───── DATA EXCERPT

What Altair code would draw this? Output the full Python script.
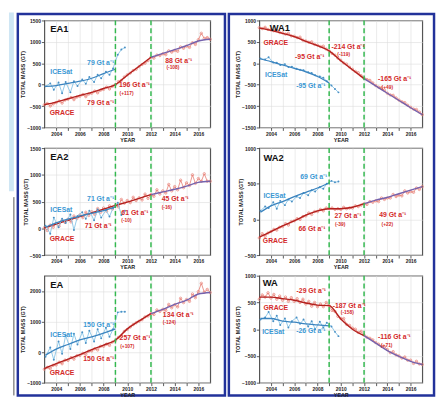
import altair as alt
import pandas as pd

# ---------------- data ----------------
T_GRACE = [2003.0, 2003.25, 2003.5, 2003.75, 2004.0, 2004.25, 2004.5, 2004.75,
           2005.0, 2005.25, 2005.5, 2005.75, 2006.0, 2006.25, 2006.5, 2006.75,
           2007.0, 2007.25, 2007.5, 2007.75, 2008.0, 2008.25, 2008.5, 2008.75,
           2009.0, 2009.25, 2009.5, 2009.75, 2010.0, 2010.25, 2010.5, 2010.75,
           2011.0, 2011.25, 2011.5, 2011.75, 2012.0, 2012.25, 2012.5, 2012.75,
           2013.0, 2013.25, 2013.5, 2013.75, 2014.0, 2014.25, 2014.5, 2014.75,
           2015.0, 2015.25, 2015.5, 2015.75, 2016.0, 2016.25, 2016.5, 2016.75, 2017.0]
T_SMOOTH = [2003, 2004, 2005, 2006, 2007, 2008, 2009, 2010, 2011, 2012, 2013, 2014, 2015, 2016, 2017]
T_ICESAT = [2003.1, 2003.5, 2003.8, 2004.2, 2004.5, 2004.8, 2005.2, 2005.5, 2005.8, 2006.2, 2006.5,
            2006.8, 2007.2, 2007.5, 2007.8, 2008.2, 2008.5, 2008.8, 2009.2, 2009.5, 2009.8]
T_ICESAT_SMOOTH = [2003.1, 2004, 2005, 2006, 2007, 2008, 2009]

EA1_GRACE = [-470, -440, -500, -450, -420, -380, -430, -360, -340, -300, -350, -290,
             -270, -230, -280, -220, -200, -150, -190, -130, -110, -60, -100, -40,
             0, 70, 100, 180, 230, 270, 330, 360, 420, 470, 500, 560,
             640, 620, 690, 680, 720, 700, 790, 760, 800, 780, 880, 850,
             900, 870, 980, 940, 1050, 1200, 1080, 1100, 1060]
EA1_SMOOTH = [-470, -410, -330, -250, -180, -90, 0, 220, 430, 640, 730, 820, 910, 1020, 1060]
EA1_ICESAT = [-40, 30, -120, 50, -200, 60, -180, 80, -30, 120, 20, 180, 60, 230, 150, 300, 230, 380, 700, 820, 870]
EA1_ICESAT_SMOOTH = [-40, -20, 30, 80, 150, 260, 360]

EA2_GRACE = [10, -40, 60, 20, 90, 40, 150, 110, 170, 120, 230, 180,
             250, 200, 300, 240, 310, 260, 370, 300, 380, 320, 420, 360,
             430, 400, 540, 470, 520, 480, 580, 520, 570, 530, 640, 560,
             630, 600, 720, 640, 700, 660, 820, 700, 780, 720, 900, 760,
             850, 800, 1000, 840, 930, 880, 1020, 880, 880]
EA2_SMOOTH = [10, 80, 150, 220, 290, 360, 430, 490, 560, 630, 680, 730, 790, 860, 880]
EA2_ICESAT = [50, -100, 200, 20, 180, 100, 260, -30, 230, 300, 180, 330, 150, 350, 200, 340, 220, 380, 480, 250, 330]
EA2_ICESAT_SMOOTH = [20, 100, 170, 230, 280, 330, 400]

EA_GRACE = [-560, -500, -540, -430, -420, -330, -380, -260, -270, -180, -230, -120,
            -110, -40, -80, 30, 40, 110, 70, 190, 190, 260, 220, 330,
            380, 480, 520, 680, 740, 820, 900, 960, 1010, 1060, 1150, 1180,
            1260, 1230, 1380, 1330, 1400, 1360, 1560, 1450, 1550, 1480, 1760, 1620,
            1720, 1660, 1900, 1780, 1980, 2250, 1960, 2050, 1950]
EA_SMOOTH = [-540, -380, -230, -80, 80, 230, 390, 760, 1020, 1260, 1400, 1560, 1700, 1900, 1950]
EA_ICESAT = [-150, 150, -250, 350, -50, 550, 100, 600, 250, 650, 300, 700, 350, 750, 450, 800, 500, 750, 1300, 1320, 1320]
EA_ICESAT_SMOOTH = [-100, 100, 250, 400, 500, 620, 760]

WA1_GRACE = [830, 810, 840, 790, 780, 760, 770, 720, 710, 680, 700, 640,
             630, 600, 610, 540, 520, 490, 500, 440, 420, 390, 400, 330,
             290, 230, 190, 120, 70, 10, -20, -90, -140, -190, -220, -290,
             -350, -380, -400, -460, -520, -560, -570, -630, -700, -740, -750, -810,
             -860, -900, -920, -980, -1030, -1070, -1080, -1140, -1200]
WA1_SMOOTH = [820, 770, 700, 620, 510, 410, 290, 60, -150, -360, -530, -700, -870, -1040, -1200]
WA1_ICESAT = [110, 90, 140, 20, 10, -40, -20, -90, -80, -130, -150, -160, -210, -230, -280, -310, -340, -420, -520, -600, -680]
WA1_ICESAT_SMOOTH = [100, 40, -40, -120, -200, -310, -460]

WA2_GRACE = [-260, -200, -240, -190, -170, -140, -150, -110, -100, -60, -80, -30,
             -20, 10, 0, 40, 50, 90, 70, 110, 110, 140, 120, 160,
             150, 160, 140, 150, 140, 170, 150, 160, 160, 190, 180, 200,
             220, 210, 250, 240, 260, 250, 300, 280, 300, 300, 350, 320,
             340, 330, 400, 370, 390, 380, 440, 420, 460]
WA2_SMOOTH = [-250, -170, -90, -20, 60, 120, 150, 150, 170, 220, 270, 310, 360, 410, 460]
WA2_ICESAT = [120, 180, 160, 240, 150, 260, 200, 280, 250, 320, 300, 370, 340, 410, 390, 450, 430, 500, 540, 520, 530]
WA2_ICESAT_SMOOTH = [100, 190, 250, 320, 380, 440, 510]

WA_GRACE = [560, 640, 600, 680, 580, 650, 560, 620, 540, 600, 520, 590,
            520, 570, 500, 560, 470, 520, 430, 500, 420, 470, 420, 500,
            440, 350, 330, 240, 200, 200, 90, 70, 20, 0, -60, -40,
            -110, -150, -170, -200, -250, -280, -320, -330, -380, -440, -420, -480,
            -500, -540, -520, -580, -580, -640, -600, -650, -660]
WA_SMOOTH = [600, 600, 570, 540, 490, 450, 440, 190, 0, -120, -260, -400, -510, -600, -660]
WA_ICESAT = [180, 220, 320, 150, 250, 80, 200, 30, 150, 220, 100, 180, 50, 150, 0, 140, 30, 120, 50, -50, -130]
WA_ICESAT_SMOOTH = [200, 200, 150, 130, 100, 80, 60]

BREAKS = [2009, 2012]
AXIS_YEARS = [2004, 2005, 2006, 2007, 2008, 2009, 2010, 2011, 2012, 2013, 2014, 2015, 2016]

R = "#d42a2a"
B = "#3b98d4"
K = "#111111"

EA1_NOTES_L = [("EA1", 2003.5, 1290, K, 9.5), ("ICESat", 2003.5, 285, B, 7), ("GRACE", 2003.45, -660, R, 7),
               ("196 Gt a⁻¹", 2009.3, -10, R, 7), ("(+117)", 2009.35, -190, R, 5),
               ("88 Gt a⁻¹", 2013.2, 560, R, 7), ("(-108)", 2013.3, 410, R, 5)]
EA1_NOTES_R = [("79 Gt a⁻¹", 2008.9, 510, B, 7), ("79 Gt a⁻¹", 2008.9, -430, R, 7)]

EA2_NOTES_L = [("EA2", 2003.5, 1335, K, 9.5), ("ICESat", 2003.5, 344, B, 7), ("GRACE", 2003.45, -207, R, 7),
               ("61 Gt a⁻¹", 2009.5, 294, R, 7), ("(-10)", 2009.5, 160, R, 5),
               ("45 Gt a⁻¹", 2012.9, 551, R, 7), ("(-16)", 2012.9, 400, R, 5)]
EA2_NOTES_R = [("71 Gt a⁻¹", 2008.9, 550, B, 7), ("71 Gt a⁻¹", 2008.7, 50, R, 7)]

EA_NOTES_L = [("EA", 2003.5, 2180, K, 9.5), ("ICESat", 2003.5, 550, B, 7), ("GRACE", 2003.45, -680, R, 7),
              ("257 Gt a⁻¹", 2009.35, 445, R, 7), ("(+107)", 2009.4, 190, R, 5),
              ("134 Gt a⁻¹", 2013.0, 1215, R, 7), ("(-124)", 2013.0, 1000, R, 5)]
EA_NOTES_R = [("150 Gt a⁻¹", 2008.9, 895, B, 7), ("150 Gt a⁻¹", 2008.9, -230, R, 7)]

WA1_NOTES_L = [("WA1", 2003.9, 827, K, 9.5), ("GRACE", 2003.35, 463, R, 7), ("ICESat", 2003.5, -273, B, 7),
               ("-214 Gt a⁻¹", 2009.2, 373, R, 7), ("(-119)", 2009.7, 220, R, 5),
               ("-165 Gt a⁻¹", 2013.2, -370, R, 7), ("(+49)", 2013.5, -560, R, 5)]
WA1_NOTES_R = [("-95 Gt a⁻¹", 2008.6, 145, R, 7), ("-95 Gt a⁻¹", 2008.7, -537, B, 7)]

WA2_NOTES_L = [("WA2", 2003.35, 860, K, 9.5), ("ICESat", 2003.35, 330, B, 7), ("GRACE", 2003.3, -303, R, 7),
               ("27 Gt a⁻¹", 2009.45, 48, R, 7), ("(-39)", 2009.5, -64, R, 5),
               ("49 Gt a⁻¹", 2013.3, 62, R, 7), ("(+22)", 2013.5, -64, R, 5)]
WA2_NOTES_R = [("69 Gt a⁻¹", 2008.85, 587, B, 7), ("66 Gt a⁻¹", 2008.7, -135, R, 7)]

WA_NOTES_L = [("WA", 2003.3, 865, K, 9.5), ("-29 Gt a⁻¹", 2006.2, 711, R, 7), ("GRACE", 2003.35, 402, R, 7),
              ("-187 Gt a⁻¹", 2009.3, 433, R, 7), ("(-158)", 2010.0, 322, R, 5),
              ("ICESat", 2003.25, -61, B, 7), ("-116 Gt a⁻¹", 2013.2, -141, R, 7), ("(+71)", 2013.45, -290, R, 5)]
WA_NOTES_R = [("-26 Gt a⁻¹", 2008.7, -43, B, 7)]

FONT = "Liberation Sans"


def notes_df(notes):
    return pd.DataFrame(notes, columns=["txt", "t", "v", "c", "s"])


def panel(grace, smooth, ice, ice_s, ydom, yvals, w, h, notes_l, notes_r, decos=()):
    X = alt.X("t:Q", scale=alt.Scale(domain=[2003, 2017], nice=False, zero=False),
              axis=alt.Axis(values=AXIS_YEARS, format="d", title="YEAR",
                            labelExpr="datum.value % 2 == 0 ? datum.label : ''"))
    Y = alt.Y("v:Q", scale=alt.Scale(domain=ydom, nice=False, zero=False),
              axis=alt.Axis(values=yvals, format="d", title="TOTAL MASS (GT)"))

    dg = pd.DataFrame({"t": T_GRACE, "v": grace})
    ds = pd.DataFrame({"t": T_SMOOTH, "v": smooth})
    ds_pre = ds[ds.t <= 2012]
    ds_post = ds[ds.t >= 2012]
    di = pd.DataFrame({"t": T_ICESAT, "v": ice})
    dis = pd.DataFrame({"t": T_ICESAT_SMOOTH, "v": ice_s})
    dbk = pd.DataFrame({"t": BREAKS})

    layers = [
        alt.Chart(dg).mark_line(color="#e77c72", strokeWidth=0.8,
                                point=alt.OverlayMarkDef(filled=False, size=6, strokeWidth=0.7, color="#e77c72")
                                ).encode(x=X, y=Y),
        alt.Chart(ds_pre).mark_line(color="#b3201e", strokeWidth=1.4, interpolate="monotone").encode(x=X, y=Y),
        alt.Chart(ds_post).mark_line(color="#7462ad", strokeWidth=1.4, interpolate="monotone").encode(x=X, y=Y),
        alt.Chart(di).mark_line(color="#86c3e6", strokeWidth=0.9,
                                point=alt.OverlayMarkDef(filled=True, size=4, color="#4a90c4")
                                ).encode(x=X, y=Y),
        alt.Chart(dis).mark_line(color="#3b84bf", strokeWidth=1.3, interpolate="monotone").encode(x=X, y=Y),
        alt.Chart(dbk).mark_rule(color="#33b84f", strokeWidth=1.5, strokeDash=[5, 3]).encode(x=X),
        alt.Chart(notes_df(notes_l)).mark_text(align="left", baseline="middle", fontWeight="bold", font=FONT).encode(
            x=X, y=Y, text="txt:N", color=alt.Color("c:N", scale=None), size=alt.Size("s:Q", scale=None)),
    ]
    if notes_r:
        layers.append(
            alt.Chart(notes_df(notes_r)).mark_text(align="right", baseline="middle", fontWeight="bold", font=FONT).encode(
                x=X, y=Y, text="txt:N", color=alt.Color("c:N", scale=None), size=alt.Size("s:Q", scale=None)))
    layers.extend(decos)
    return alt.layer(*layers).properties(width=w, height=h)


ONE = pd.DataFrame({"k": [0]})
BORDER = "#22329a"


def frame(x0, x1, y0, y1):
    return alt.Chart(ONE).mark_rect(fillOpacity=0, stroke=BORDER, strokeWidth=2.5).encode(
        x=alt.value(x0), x2=alt.value(x1), y=alt.value(y0), y2=alt.value(y1))


strip = alt.Chart(ONE).mark_rect(color="#cfe6f4").encode(
    x=alt.value(-36), x2=alt.value(-31), y=alt.value(-8), y2=alt.value(174))
table_edge = alt.Chart(ONE).mark_rule(color="#555555", strokeWidth=1).encode(
    x=alt.value(-31), y=alt.value(180), y2=alt.value(382))

LW, RW, H = 169, 166, 109

ea1 = panel(EA1_GRACE, EA1_SMOOTH, EA1_ICESAT, EA1_ICESAT_SMOOTH, [-1000, 1500],
            [1500, 1000, 500, 0, -500, -1000], LW, H, EA1_NOTES_L, EA1_NOTES_R,
            decos=[strip, table_edge, frame(-27, 184, -6.5, 382)])
wa1 = panel(WA1_GRACE, WA1_SMOOTH, WA1_ICESAT, WA1_ICESAT_SMOOTH, [-1500, 1000],
            [1000, 500, 0, -500, -1000, -1500], RW, H, WA1_NOTES_L, WA1_NOTES_R,
            decos=[frame(-31, 178, -6.5, 382)])
ea2 = panel(EA2_GRACE, EA2_SMOOTH, EA2_ICESAT, EA2_ICESAT_SMOOTH, [-500, 1500],
            [1500, 1000, 500, 0, -500], LW, H, EA2_NOTES_L, EA2_NOTES_R)
wa2 = panel(WA2_GRACE, WA2_SMOOTH, WA2_ICESAT, WA2_ICESAT_SMOOTH, [-500, 1000],
            [1000, 500, 0, -500], RW, H, WA2_NOTES_L, WA2_NOTES_R)
ea = panel(EA_GRACE, EA_SMOOTH, EA_ICESAT, EA_ICESAT_SMOOTH, [-1000, 2500],
           [2000, 1000, 0, -1000], LW, H, EA_NOTES_L, EA_NOTES_R)
wa = panel(WA_GRACE, WA_SMOOTH, WA_ICESAT, WA_ICESAT_SMOOTH, [-1000, 1000],
           [1000, 500, 0, -500, -1000], RW, H, WA_NOTES_L, WA_NOTES_R)

chart = alt.concat(ea1, wa1, ea2, wa2, ea, wa, columns=2).properties(
    spacing={"row": 21, "column": 50}, bounds="flush", padding=0
).configure_view(
    stroke="#555555", strokeWidth=1.2
).configure_axis(
    labelFont=FONT, labelFontSize=5, labelFontWeight="bold", labelColor="#222222",
    titleFont=FONT, titleFontSize=5.5, titleFontWeight="bold", titleColor="#222222",
    titlePadding=1, labelPadding=1, tickSize=3, tickColor="#333333", tickWidth=0.8,
    domain=False, gridColor="#dddddd", gridWidth=0.6
).configure_text(font=FONT)

chart.save("out.html", embed_options={"renderer": "svg", "actions": False})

──────────

GOAL: Please reproduce the listing exactly from its opening line through the line that contains "import pandas as pd", both included, with all pictures omitted.

OUTPUT OF THE TASK:
What Altair code would draw this? Output the full Python script.
import altair as alt
import pandas as pd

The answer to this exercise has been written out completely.